View Full Version : How far is too far with the Paparzzi?

June 2nd, 2005, 01:08 PM
Many of you may have heard that Lindsy Lohan was in a fender bender with a local Paparzzi when her Mercedies Benz was rammed.

Now to say that this way of getting a picture is extreme is an understatment to say the least.

However when it comes to simple picture taking without any actual "harm" to actors/actresses ect. where does the 1st admement end?

Should they be allowed to camp somebody's house to get pictures?

Should there be a law requiring the Paparzzi to only be a certain openings or functions and allow people to live the rest of their lives in private?

June 2nd, 2005, 01:21 PM
There are already laws governing this.

Remember that some celebrities have their likeness copyrighted. Jesse Ventura comes to mind. In one of his campaigns, an opponent of his ran a political add with a picture of Ventura. Ventura saw the picture and sued his opponent for copyright infringement... and won.

Papparazi are something that stars need. Hollywood is about buzz. It IS a popularity contest. If a star is constantly in the media, then they can demand more money for jobs... where stars who aren't in the media as much often lose their star status.

As far as the Lohan incident is concerned, there are already laws in place. Last I checked, it's illegal to ram into someone else's car.

P.S. Lohan needs to eat a CENSORED cheeseburger. Sweet Baby Hay-soos is she scrawny.

June 2nd, 2005, 01:23 PM
P.S. Lohan needs to eat a CENSORED cheeseburger. Sweet Baby Hay-soos is she scrawny.[/QUOTE]


June 2nd, 2005, 01:28 PM
Here's a trailer from the movie Paparazzi (a B grade movie, but it had a Baldwin brother in it) that came out last year: http://www.apple.com/trailers/fox/paparazzi/
If I was a star I would cherish my privacy - is that too much to ask? I guess that's the price you pay to be a star - you have no privacy.

June 2nd, 2005, 01:33 PM
I'd say following a Princess's car through a Paris tunnel untill it crashed was too far.

June 2nd, 2005, 02:56 PM
Mel Gibson recently produced a great movie about this very subject is title...well "Paprazzi (http://www.netflix.com/MovieDisplay?movieid=70001228&trkid=181026)". It's available now for rent. It's about paparazzi going to far, hurting a celebrity (and his family in an auto crash), then the celebrity striking back in revenge.

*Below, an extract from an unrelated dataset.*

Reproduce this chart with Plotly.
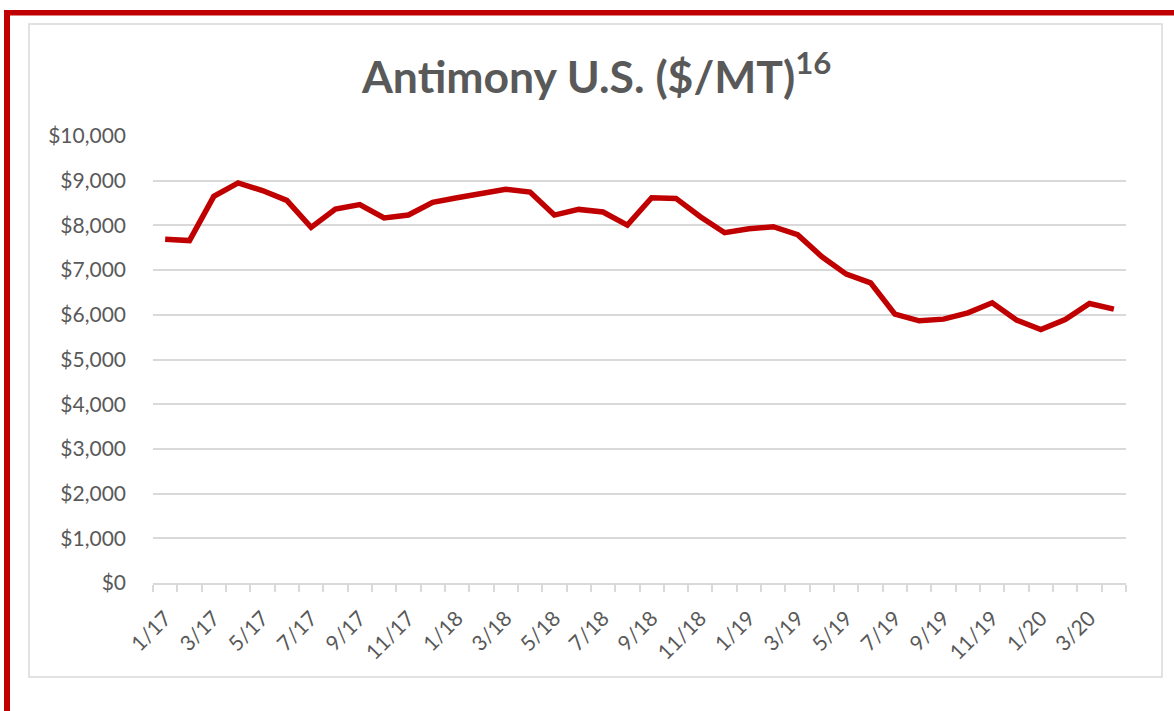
import plotly.graph_objects as go

months = ["1/17", "2/17", "3/17", "4/17", "5/17", "6/17", "7/17", "8/17", "9/17", "10/17",
          "11/17", "12/17", "1/18", "2/18", "3/18", "4/18", "5/18", "6/18", "7/18", "8/18",
          "9/18", "10/18", "11/18", "12/18", "1/19", "2/19", "3/19", "4/19", "5/19", "6/19",
          "7/19", "8/19", "9/19", "10/19", "11/19", "12/19", "1/20", "2/20", "3/20", "4/20"]
prices = [7690, 7660, 8650, 8950, 8780, 8560, 7955, 8365, 8465, 8165,
          8232, 8515, 8620, 8700, 8810, 8745, 8231, 8358, 8299, 8007,
          8619, 8604, 8194, 7836, 7925, 7970, 7791, 7299, 6910, 6716,
          6015, 5866, 5903, 6045, 6269, 5881, 5672, 5896, 6254, 6127]
y_ticks = [0, 1000, 2000, 3000, 4000, 5000, 6000, 7000, 8000, 9000, 10000]
y_labels = ["$" + format(v, ",") for v in y_ticks]

W, H = 1174, 711
L, R, T, B = 153, 48, 136, 128
PW, PH = W - L - R, H - T - B


def px(x):
    return (x - L) / PW


def py(y):
    return (H - B - y) / PH


idx = list(range(len(months)))
TEXT = "#595959"
GRID = "#d9d9d9"
FONT = "Lato"

fig = go.Figure()
fig.add_trace(go.Scatter(x=idx, y=prices, mode="lines",
                         line=dict(color="#C00000", width=5.5),
                         hoverinfo="skip", showlegend=False))

fig.update_layout(
    width=W, height=H,
    margin=dict(l=L, r=R, t=T, b=B, pad=0),
    paper_bgcolor="white", plot_bgcolor="white",
    font=dict(family=FONT, color=TEXT),
    showlegend=False,
    xaxis=dict(
        range=[-0.5, len(months) - 0.5],
        tickmode="array", tickvals=idx[::2], ticktext=months[::2],
        tickangle=-45, ticks="", showgrid=False, zeroline=False,
        showline=True, linecolor=GRID, linewidth=1.5,
        tickfont=dict(size=21, color=TEXT, family=FONT),
        ticklabelstandoff=13,
        minor=dict(tick0=-0.5, dtick=1, ticks="outside", ticklen=7,
                   tickcolor=GRID, tickwidth=1.5, showgrid=False),
    ),
    yaxis=dict(
        range=[0, 10000], tickmode="array", tickvals=y_ticks, ticktext=y_labels,
        showgrid=True, gridcolor=GRID, gridwidth=1.5,
        zeroline=False, showline=False, ticks="",
        tickfont=dict(size=21, color=TEXT, family=FONT),
        ticklabelstandoff=26,
    ),
    shapes=[
        dict(type="rect", xref="paper", yref="paper",
             x0=px(29), x1=px(1162), y0=py(677), y1=py(24),
             line=dict(color=GRID, width=1.5), fillcolor="rgba(0,0,0,0)", layer="below"),
        dict(type="rect", xref="paper", yref="paper",
             x0=px(4), x1=px(10), y0=py(720), y1=py(10),
             line=dict(width=0), fillcolor="#C00000", layer="above"),
        dict(type="rect", xref="paper", yref="paper",
             x0=px(4), x1=px(1180), y0=py(15.5), y1=py(10),
             line=dict(width=0), fillcolor="#C00000", layer="above"),
    ],
    annotations=[
        dict(text="<b>Antimony U.S. ($/MT)<sup>16</sup></b>",
             xref="paper", yref="paper", x=px(596), y=py(72),
             xanchor="center", yanchor="middle", showarrow=False,
             font=dict(size=44.5, color=TEXT, family=FONT)),
    ],
)

fig.write_html("out.html", config={"displayModeBar": False},
               post_script="document.body.style.margin='0';")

December 20th, 2005, 11:37 PM
Hey, photogs, come with being famous, if ya don't wanna be followed 24 hours a day, don't strive to be famous. This is what they wanted and dreamed about, then they complain. I don't see them complaining about their 20 mil paychecks.

Mr. Hyde
December 21st, 2005, 12:00 AM
Like Zhav said, there ARE laws against it.

If they infringe on privacy, IE, physical or mental solitude (whatever THAT means). They can't publish embarassing or damaging material. And that's just two examples. What about Tabloids though right? No one pays attention to tabloids. And there's a saying among journalists, "Anyone who writes for a tabloid is someone comfortable with 50% truth." :lol:

Diana was an example of going too far, as Quack already said.